De weerman op de televisie deed van de week aarzelend melding van rokjesdag. 'Nog niet!' wou ik hem toeroepen, 'laat de winter alsjeblieft nog even duren.' Maar er is geen houden aan. De kalender liegt niet, de forsythia bloeit uitbundig en de strelende warmte van de zon kan niemand ontgaan.
Als de term 'rokjesdag' wordt gebezigd, dan is het pas echt afgelopen met de winter. Met dat woord moet je dus voorzichtig zijn.
Zelf ben ik nog niet klaar met de winter. Klusjes liggen nog te wachten, mijn winterlijstje is nog niet afgewerkt. De tuin vraagt dringend om de noodzakelijke snoeibeurt voordat de eerste bloesem gaat ontluiken of het nieuwe blad gaat ontbotten, de belastingaangifte moet de deur uit, de zich over een jaar gevormde stapels papieren en tijdschriften zijn nog niet opgeruimd. Elk jaar duren mij de wintermaanden te kort.

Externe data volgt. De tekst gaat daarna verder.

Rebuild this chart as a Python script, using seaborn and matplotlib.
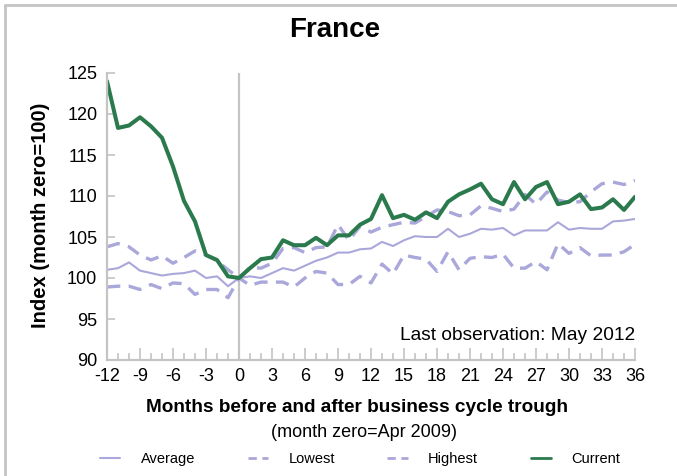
import matplotlib
matplotlib.use("Agg")
import matplotlib.pyplot as plt
from matplotlib.lines import Line2D
import seaborn as sns
import pandas as pd

# months relative to the trough (month zero = Apr 2009)
months = list(range(-12, 37))

current = [124.0, 118.3, 118.6, 119.6, 118.5, 117.1, 113.6, 109.4, 106.9, 102.8, 102.2, 100.2, 100.0,
           101.2, 102.3, 102.5, 104.6, 104.0, 104.0, 104.9, 104.0, 105.2, 105.2, 106.5, 107.2,
           110.1, 107.3, 107.7, 107.1, 108.0, 107.3, 109.3, 110.2, 110.8, 111.5, 109.6, 109.0,
           111.7, 109.6, 111.1, 111.7, 109.0, 109.3, 110.2, 108.4, 108.6, 109.6, 108.3, 109.9]

average = [101.0, 101.2, 101.9, 100.9, 100.6, 100.3, 100.5, 100.6, 100.9, 100.0, 100.2, 99.0, 100.0,
           100.2, 100.0, 100.6, 101.2, 100.9, 101.5, 102.1, 102.5, 103.1, 103.1, 103.5, 103.6,
           104.4, 103.9, 104.6, 105.1, 105.0, 105.0, 106.0, 105.0, 105.4, 106.0, 105.9, 106.1,
           105.2, 105.8, 105.8, 105.8, 106.8, 105.9, 106.1, 106.0, 106.0, 106.9, 107.0, 107.2]

lowest = [98.9, 99.0, 99.0, 98.6, 99.2, 98.7, 99.4, 99.3, 98.0, 98.6, 98.6, 97.6, 100.0,
          99.1, 99.5, 99.5, 99.5, 98.9, 100.0, 100.8, 100.6, 99.2, 99.2, 100.2, 99.4,
          101.7, 100.5, 102.8, 102.5, 102.3, 100.8, 103.2, 101.0, 102.4, 102.6, 102.5, 102.9,
          101.2, 101.2, 102.0, 101.0, 104.2, 103.0, 103.7, 102.7, 102.8, 102.8, 103.2, 104.1]

highest = [103.8, 104.2, 103.8, 102.8, 102.2, 102.7, 101.8, 102.5, 103.3, 102.8, 102.1, 101.0, 100.0,
           101.3, 101.2, 101.8, 103.6, 103.7, 103.1, 103.7, 103.8, 106.5, 104.6, 106.3, 105.6,
           106.2, 106.5, 106.8, 106.7, 107.5, 108.3, 108.1, 107.6, 107.7, 108.8, 108.5, 108.1,
           108.4, 110.2, 109.0, 110.5, 109.5, 109.2, 109.3, 110.5, 111.5, 111.7, 111.4, 111.9]

df = pd.DataFrame({"month": months, "Average": average, "Lowest": lowest,
                   "Highest": highest, "Current": current})

sns.set_style("white")
plt.rcParams['font.family'] = ['Liberation Sans', 'DejaVu Sans']
plt.rcParams['axes.unicode_minus'] = False
plt.rcParams['text.color'] = 'black'
plt.rcParams['axes.labelcolor'] = 'black'
plt.rcParams['xtick.labelcolor'] = 'black'
plt.rcParams['ytick.labelcolor'] = 'black'

purple = "#aaa7da"
green = "#2b7a4d"
grey = "#c4c4c4"

fig = plt.figure(figsize=(6.77, 4.76), dpi=100)
ax = fig.add_axes([107/677, 1 - 360/476, 528/677, 287/476])

# vertical line at month zero
ax.axvline(0, color=grey, lw=1.6, zorder=1)

sns.lineplot(data=df, x="month", y="Average", color=purple, lw=1.5, ax=ax)
sns.lineplot(data=df, x="month", y="Lowest", color=purple, lw=2.4, ax=ax)
sns.lineplot(data=df, x="month", y="Highest", color=purple, lw=2.4, ax=ax)
sns.lineplot(data=df, x="month", y="Current", color=green, lw=2.9, ax=ax)
ax.lines[2].set_dashes((4, 2.5))
ax.lines[3].set_dashes((4, 2.5))

ax.set_xlim(-12, 36)
ax.set_ylim(90, 125)
ax.set_xticks(range(-12, 37, 3))
ax.set_xticks(range(-12, 37), minor=True)
ax.set_yticks(range(90, 126, 5))

for s in ["top", "right"]:
    ax.spines[s].set_visible(False)
for s in ["left", "bottom"]:
    ax.spines[s].set_color(grey)
    ax.spines[s].set_linewidth(1.6)

ax.tick_params(axis="x", which="major", direction="in", length=9, width=1.2,
               color=grey, labelsize=13, pad=6)
ax.tick_params(axis="x", which="minor", direction="in", length=5, width=1.2, color=grey)
ax.tick_params(axis="y", which="major", direction="in", length=6, width=1.2,
               color=grey, labelsize=13, pad=7, left=True)
ax.tick_params(axis="x", bottom=True, which="both")

ax.set_xlabel("")
ax.set_ylabel("Index (month zero=100)", fontsize=14.5, fontweight="bold")
ax.yaxis.set_label_coords(-0.108, 0.505)

ax.text(36, 91.9, "Last observation: May 2012", ha="right", va="bottom", fontsize=13.8)

fig.text(0.495, 0.937, "France", ha="center", va="center", fontsize=20, fontweight="bold")
fig.text(0.527, 0.143, "Months before and after business cycle trough", ha="center",
         va="center", fontsize=13.7, fontweight="bold")
fig.text(0.537, 0.092, "(month zero=Apr 2009)", ha="center", va="center", fontsize=13)

handles = [Line2D([], [], color=purple, lw=1.5),
           Line2D([], [], color=purple, lw=2, dashes=(3, 2)),
           Line2D([], [], color=purple, lw=2, dashes=(3, 2)),
           Line2D([], [], color=green, lw=2)]
fig.legend(handles, ["Average", "Lowest", "Highest", "Current"], loc="center",
           bbox_to_anchor=(0.532, 0.035), ncol=4, frameon=False, fontsize=10.5,
           handlelength=1.4, handletextpad=1.4, columnspacing=3.6)

# thin frame lines along the top and left edges
fig.add_artist(Line2D([5/677, 1], [1 - 4.5/476, 1 - 4.5/476], color=grey, lw=2))
fig.add_artist(Line2D([5/677, 5/677], [0, 1 - 4.5/476], color=grey, lw=2))

fig.savefig("out.png", dpi=100)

Niet iedereen snakt naar de lente. Want het voorjaar betekent buiten zijn, waar de natuur bezig is haar pollen af te geven. De spinnen kruipen uit hun holletjes en breien hun web juist voor jouw voordeur. Onderweg belanden kleine vliegjes in je ogen en sluipt stuifmeel zo diep mogelijk in je neus. De zonnebril is voortdurend nodig om je te beschermen tegen pollen en ongedierte.
Na dit weekend is het echt afgelopen met de winter. De wijzers van alle klokken zijn zomaar een uur verder gedraaid. Het allerlaatste winteruurtje is op bruuske wijze afgenomen. Zomaar een uur afpakken, de lente heeft haast.
Ook dit jaar te vroeg. Ik leg mij er maar bij neer.